I would also argue that the 50mA limit from the FTDI chip 3.3V output is somewhat limiting.
It is definitely possible to provide a version of the om328p with a 3.3V regulator and 8 MHz crystal. It would take a little PCB work to change the power routing for the FTDI chip. As I mentioned before this is not a showstopper and would simply a matter of reaching sufficient sales to justify the cost.
Thank you for the clarification CrashingDutchman and your continued interest in the Oak Micros om328p Arduino compatible.
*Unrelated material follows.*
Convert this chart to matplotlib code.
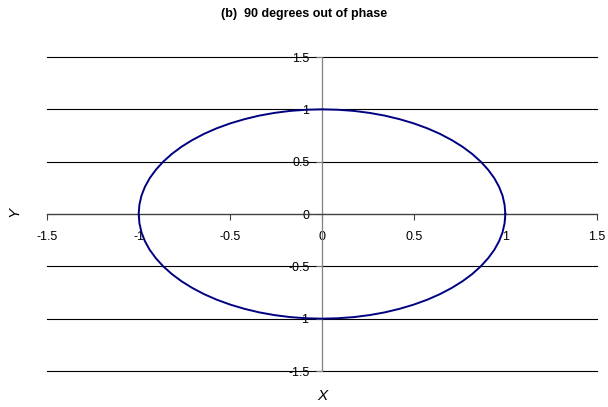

The Seeduino has much more space on its PCB and can offer such an option. The om328p is designed to be very compact but yet socketable and breadboardable. It is also priced very competitively with other Arduino platforms. As in any design, some compromises were made and there is very little space to offer a 3V/5V switch or solder jumper.
One great thing about the Arduino platform is the wide range of devices and boards that use the same software tools, platform and design - you can pretty choose the features that match your application. The om328p sister product (ZX-328nu) and the ZBasic platform is another example of this idea.
My initial post that said "missed chance" maybe was a little harsh. Be assured that this wasn't my intention.
I understand completely about the size and that you are limited in adding components. I don't want to push you into a direction but, I think there is a market for a similar product as yours, but running at around 3V.